Family loses home in fire

Megan Walchuk

The family is safe, but their lives are forever changed.

On Sunday afternoon, the home of Brian and Diane Major of Morson filled silently with thick, black smoke. It took only 20 minutes for the home to be reduced to ash. In that 20 minutes, the family lost everything – except their lives.

“What matters to me is that we’re all safe. We all got out,” said Brian. “Things can be replaced. But a life? How can you replace that?”

It was a close call, though. The couple were at home with two sons, Isiah and Sai and three-year-old grandson Jeremiah, when Isiah, 9, noticed smoke.

“He started screaming Fire! Fire! Fire!’” recalled Brian. “He’s a hero. Without him, we might not have noticed until it was too late. We barely made it out.”
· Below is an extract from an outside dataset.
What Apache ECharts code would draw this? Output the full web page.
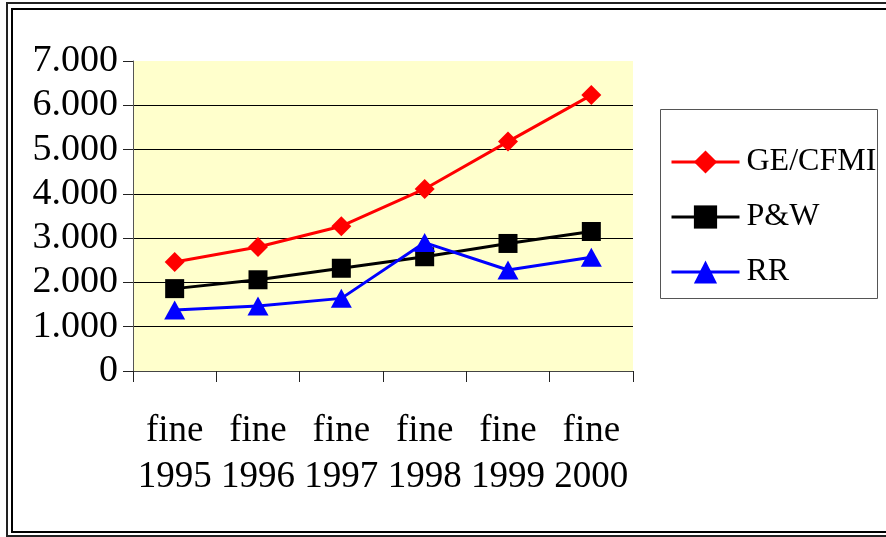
<!DOCTYPE html>
<html>
<head>
<meta charset="utf-8">
<script src="https://cdn.jsdelivr.net/npm/echarts@6/dist/echarts.min.js"></script>
<style>
html,body{margin:0;padding:0;background:#fff;}
#c{width:886px;height:537px;}
</style>
</head>
<body>
<div id="c"></div>
<script>
var categories = ['fine\n1995','fine\n1996','fine\n1997','fine\n1998','fine\n1999','fine\n2000'];
var geCfmi = [2460, 2800, 3270, 4110, 5180, 6230];
var pw = [1860, 2060, 2320, 2580, 2880, 3150];
var rr = [1380, 1470, 1640, 2900, 2280, 2570];
var yTicks = [0, 1000, 2000, 3000, 4000, 5000, 6000, 7000];

var chart = echarts.init(document.getElementById('c'));
var font = 'Liberation Serif, Times New Roman, serif';
chart.setOption({
  animation: false,
  backgroundColor: '#fff',
  graphic: [
    {type:'rect', shape:{x:7, y:3, width:900, height:533}, style:{fill:'none', stroke:'#222', lineWidth:2}},
    {type:'rect', shape:{x:12, y:9, width:900, height:523}, style:{fill:'none', stroke:'#000', lineWidth:2}},
    {type:'rect', shape:{x:660.5, y:109.5, width:217, height:189}, style:{fill:'#fff', stroke:'#555', lineWidth:1}, z:-1}
  ],
  grid: {left:133, top:61, width:500, height:310, show:true, backgroundColor:'#FFFFCC', borderWidth:0},
  legend: {
    orient:'vertical', left:670, top:146, padding:0, itemGap:23,
    itemWidth:68, itemHeight:29,
    lineStyle:{width:3},
    textStyle:{fontFamily:font, fontSize:32, color:'#000', padding:[0,0,0,2]},
    data:['GE/CFMI','P&W','RR']
  },
  xAxis: {
    type:'category', data:categories, boundaryGap:true,
    axisLine:{lineStyle:{color:'#444', width:1}},
    axisTick:{show:true, length:11, alignWithLabel:false, lineStyle:{color:'#222'}},
    axisLabel:{fontFamily:font, fontSize:37, lineHeight:46, color:'#000', margin:37, interval:0}
  },
  yAxis: {
    type:'value', min:0, max:7000, interval:1000,
    axisLine:{show:true, lineStyle:{color:'#555', width:1}},
    axisTick:{show:true, length:10, lineStyle:{color:'#222'}},
    splitLine:{show:true, showMaxLine:false, lineStyle:{color:'#000', width:1}},
    axisLabel:{fontFamily:font, fontSize:38, color:'#000', margin:15,
      formatter:function(v){ return v===0 ? '0' : (v/1000)+'.000'; }}
  },
  series: [
    {name:'GE/CFMI', type:'line', data:geCfmi, symbol:'diamond', symbolSize:[20,20],
     lineStyle:{color:'#FF0000', width:3}, itemStyle:{color:'#FF0000'}, z:3},
    {name:'P&W', type:'line', data:pw, symbol:'rect', symbolSize:19,
     lineStyle:{color:'#000000', width:3}, itemStyle:{color:'#000000'}, z:2},
    {name:'RR', type:'line', data:rr, symbol:'triangle', symbolSize:[21,19],
     lineStyle:{color:'#0000FF', width:3}, itemStyle:{color:'#0000FF'}, z:4}
  ]
});
</script>
</body>
</html>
As Diane and the children left the home, Brian, a retired Treaty #3 police officer, started heading down the hall with a fire extinguisher. But what he saw was alarming. He was met with a thick ball of black smoke, travelling down the centre of the hall. But it wasn’t touching the walls or ceiling, so it wasn’t triggering the smoke alarms, he said.

“I’ve never seen anything like that. I didn’t know smoke could move like that,” he said. As a returned officer, safety is a priority, and his home had six working smoke alarms and a working carbon monoxide detector, none of which were triggered in time.
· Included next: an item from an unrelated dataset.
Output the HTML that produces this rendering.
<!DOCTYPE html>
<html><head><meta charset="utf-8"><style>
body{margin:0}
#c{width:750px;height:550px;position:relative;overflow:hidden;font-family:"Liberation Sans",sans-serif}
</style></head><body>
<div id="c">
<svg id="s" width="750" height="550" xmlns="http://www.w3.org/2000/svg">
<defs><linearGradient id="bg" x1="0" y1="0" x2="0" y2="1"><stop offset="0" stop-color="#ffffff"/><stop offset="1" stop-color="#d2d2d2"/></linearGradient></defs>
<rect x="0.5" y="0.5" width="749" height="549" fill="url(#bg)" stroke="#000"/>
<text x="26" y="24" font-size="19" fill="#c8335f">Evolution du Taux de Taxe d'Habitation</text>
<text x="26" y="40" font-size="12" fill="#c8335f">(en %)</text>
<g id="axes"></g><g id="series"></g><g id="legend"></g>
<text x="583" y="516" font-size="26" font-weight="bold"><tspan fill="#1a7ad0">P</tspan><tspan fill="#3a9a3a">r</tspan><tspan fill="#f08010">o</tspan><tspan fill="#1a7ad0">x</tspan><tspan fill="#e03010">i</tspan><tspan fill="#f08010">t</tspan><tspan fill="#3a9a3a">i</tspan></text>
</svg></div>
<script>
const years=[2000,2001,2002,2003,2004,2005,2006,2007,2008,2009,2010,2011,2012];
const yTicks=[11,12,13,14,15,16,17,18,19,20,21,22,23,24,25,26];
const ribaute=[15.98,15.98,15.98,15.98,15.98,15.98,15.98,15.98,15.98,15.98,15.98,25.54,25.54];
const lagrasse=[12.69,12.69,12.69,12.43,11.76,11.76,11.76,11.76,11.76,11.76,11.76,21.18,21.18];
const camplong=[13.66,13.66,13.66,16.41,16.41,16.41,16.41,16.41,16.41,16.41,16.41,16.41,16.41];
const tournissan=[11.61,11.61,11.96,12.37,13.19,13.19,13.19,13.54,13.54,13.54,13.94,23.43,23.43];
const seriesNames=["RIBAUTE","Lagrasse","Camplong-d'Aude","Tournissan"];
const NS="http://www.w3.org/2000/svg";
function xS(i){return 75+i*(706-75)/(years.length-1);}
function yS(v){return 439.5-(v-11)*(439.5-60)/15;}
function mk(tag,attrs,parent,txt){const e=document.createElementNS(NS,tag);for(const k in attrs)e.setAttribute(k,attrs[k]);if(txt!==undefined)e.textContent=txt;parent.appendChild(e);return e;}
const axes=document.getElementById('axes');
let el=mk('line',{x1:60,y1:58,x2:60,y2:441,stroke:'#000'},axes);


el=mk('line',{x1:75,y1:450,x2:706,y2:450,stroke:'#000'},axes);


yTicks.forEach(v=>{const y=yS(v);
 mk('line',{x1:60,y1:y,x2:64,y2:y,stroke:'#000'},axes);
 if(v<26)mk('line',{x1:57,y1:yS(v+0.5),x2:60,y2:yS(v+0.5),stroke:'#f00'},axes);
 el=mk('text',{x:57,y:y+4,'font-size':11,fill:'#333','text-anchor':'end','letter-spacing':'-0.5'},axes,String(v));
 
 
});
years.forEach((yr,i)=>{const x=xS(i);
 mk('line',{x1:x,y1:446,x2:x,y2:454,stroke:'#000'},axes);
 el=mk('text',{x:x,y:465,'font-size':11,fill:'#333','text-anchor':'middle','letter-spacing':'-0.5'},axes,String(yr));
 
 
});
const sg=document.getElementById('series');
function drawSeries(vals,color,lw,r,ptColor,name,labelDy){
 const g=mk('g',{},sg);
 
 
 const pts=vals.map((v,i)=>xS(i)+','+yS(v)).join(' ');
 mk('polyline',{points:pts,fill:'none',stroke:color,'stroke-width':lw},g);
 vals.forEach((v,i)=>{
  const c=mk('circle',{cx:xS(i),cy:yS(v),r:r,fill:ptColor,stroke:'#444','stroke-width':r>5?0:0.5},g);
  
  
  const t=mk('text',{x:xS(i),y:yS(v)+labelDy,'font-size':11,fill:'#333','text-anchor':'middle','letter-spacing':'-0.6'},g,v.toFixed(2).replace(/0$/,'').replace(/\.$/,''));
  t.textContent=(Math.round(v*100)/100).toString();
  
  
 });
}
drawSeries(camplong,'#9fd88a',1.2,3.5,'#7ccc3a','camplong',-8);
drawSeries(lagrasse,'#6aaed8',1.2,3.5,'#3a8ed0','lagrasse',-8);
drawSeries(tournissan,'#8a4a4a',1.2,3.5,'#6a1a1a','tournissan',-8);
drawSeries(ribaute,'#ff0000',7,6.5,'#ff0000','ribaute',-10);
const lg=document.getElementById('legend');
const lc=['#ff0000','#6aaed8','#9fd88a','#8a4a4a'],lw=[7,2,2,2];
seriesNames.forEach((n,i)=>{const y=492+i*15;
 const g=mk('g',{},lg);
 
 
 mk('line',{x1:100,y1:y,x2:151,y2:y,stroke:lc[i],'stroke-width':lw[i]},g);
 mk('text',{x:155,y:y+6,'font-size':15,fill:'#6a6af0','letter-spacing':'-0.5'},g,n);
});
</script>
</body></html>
As Brian, who is an amputee, wheeled down the hall, he was overcome by the thick smoke, he said.

“Then someone grabbed me, and pulled me out of there,” he said. It was his son Sai, who had returned to rescue his dad.

The family watched as the home they’d known since 1986 burned within minutes. They were barefoot, with just the clothes on their backs, said Brian.
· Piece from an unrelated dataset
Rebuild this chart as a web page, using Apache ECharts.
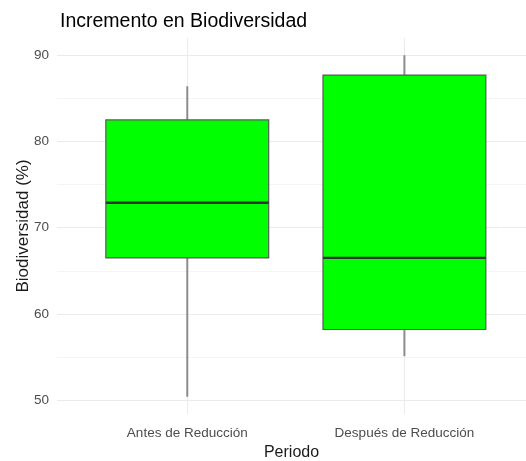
<!DOCTYPE html>
<html>
<head>
<meta charset="utf-8">
<script src="https://cdn.jsdelivr.net/npm/echarts@6/dist/echarts.min.js"></script>
<style>
  html, body { margin: 0; padding: 0; background: #fff; }
  #chart { width: 526px; height: 461px; }
</style>
</head>
<body>
<div id="chart"></div>
<script>
// datos
const periodos = ['Antes de Reducción', 'Después de Reducción'];
const posiciones = [1, 2];
const minimos = [50.4, 55.1];
const cuartil1 = [66.5, 58.2];
const medianas = [72.9, 66.5];
const cuartil3 = [82.5, 87.7];
const maximos = [86.4, 90.0];

const anchoCaja = 0.75; // ancho de caja en unidades del eje x (como ggplot)
const fuente = 'Liberation Sans, Arial, sans-serif';

const datos = periodos.map((p, i) => [posiciones[i], minimos[i], cuartil1[i], medianas[i], cuartil3[i], maximos[i]]);

function renderCaja (params, api) {
  const x = api.value(0);
  const pMin = api.coord([x, api.value(1)]);
  const pQ1 = api.coord([x, api.value(2)]);
  const pMed = api.coord([x, api.value(3)]);
  const pQ3 = api.coord([x, api.value(4)]);
  const pMax = api.coord([x, api.value(5)]);
  const mitad = api.size([anchoCaja, 0])[0] / 2;
  const cx = pMin[0];
  const bigote = { stroke: '#8c8c8c', lineWidth: 2 };
  return {
    type: 'group',
    children: [
      { type: 'line', shape: { x1: cx, y1: pMax[1], x2: cx, y2: pQ3[1] }, style: bigote },
      { type: 'line', shape: { x1: cx, y1: pQ1[1], x2: cx, y2: pMin[1] }, style: bigote },
      {
        type: 'rect',
        shape: { x: cx - mitad, y: pQ3[1], width: mitad * 2, height: pQ1[1] - pQ3[1] },
        style: { fill: '#00ff00', stroke: '#595959', lineWidth: 1.2 }
      },
      {
        type: 'line',
        shape: { x1: cx - mitad, y1: pMed[1], x2: cx + mitad, y2: pMed[1] },
        style: { stroke: '#333333', lineWidth: 2.4 }
      }
    ]
  };
}

const chart = echarts.init(document.getElementById('chart'));

const option = {
  backgroundColor: '#ffffff',
  animation: false,
  title: {
    text: 'Incremento en Biodiversidad',
    left: 55,
    top: 7,
    textStyle: { fontFamily: fuente, fontSize: 19.5, fontWeight: 'normal', color: '#000' }
  },
  grid: { left: 57, right: 0, top: 38, bottom: 47, outerBoundsMode: 'none', containLabel: false },
  xAxis: {
    type: 'value',
    min: 0.4,
    max: 2.56,
    minInterval: 1,
    maxInterval: 1,
    name: 'Periodo',
    nameLocation: 'middle',
    nameGap: 31,
    nameMoveOverlap: false,
    nameTextStyle: { fontFamily: fuente, fontSize: 16, color: '#1a1a1a' },
    axisLine: { show: false },
    axisTick: { show: false },
    axisLabel: {
      showMinLabel: false,
      showMaxLabel: false,
      margin: 12,
      fontFamily: fuente,
      fontSize: 13.5,
      color: '#4d4d4d',
      formatter: v => periodos[posiciones.indexOf(v)] || ''
    },
    splitLine: { show: true, showMinLine: false, showMaxLine: false, lineStyle: { color: '#ebebeb', width: 1 } }
  },
  yAxis: {
    type: 'value',
    min: 48.4,
    max: 92.0,
    minInterval: 10,
    maxInterval: 10,
    name: 'Biodiversidad (%)',
    nameLocation: 'middle',
    nameGap: 25,
    nameMoveOverlap: false,
    nameTextStyle: { fontFamily: fuente, fontSize: 17, color: '#1a1a1a' },
    axisLine: { show: false },
    axisTick: { show: false },
    axisLabel: {
      showMinLabel: false,
      showMaxLabel: false,
      margin: 8,
      fontFamily: fuente,
      fontSize: 13.5,
      color: '#4d4d4d'
    },
    splitLine: { show: true, showMinLine: false, showMaxLine: false, lineStyle: { color: '#ebebeb', width: 1 } },
    minorTick: { show: false, splitNumber: 2 },
    minorSplitLine: { show: true, lineStyle: { color: '#f4f4f4', width: 1 } }
  },
  series: [{
    type: 'custom',
    renderItem: renderCaja,
    encode: { x: 0, y: [1, 2, 3, 4, 5] },
    data: datos
  }]
};

chart.setOption(option);
</script>
</body>
</html>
The event has left the whole family in shock. Their grandson still cries and feels scared of fire, said Brian.

He wants everyone to be aware that even if you think your home is protected, and you follow every rule, smoke alarms can fair.

“The smoke, it want to consume you,” he said.

He encourages everyone to check their smoke alarms, and install one lower than the ceiling, to ensure even strange movements are caught in time.

“We barely made it out. Barely,” he said.

The family has been staying at the Super 8 in Fort Frances, while they see what the next move will be. In the few days they’ve been there, they’ve been overwhelmed by the generosity of the community. The boys’ teachers took up a collection, chipping in for an $800 gift card to help them replace clothing and buy food. Local businesses are also chipping in to help.

A GoFundMe page has been set up by family friends, to help offset the costs of starting over. To help out, visit https://gf.me/u/x7zpfh.

“People have been so generous,” said Brian. “I have no words. No words at all. They’re just so generous.”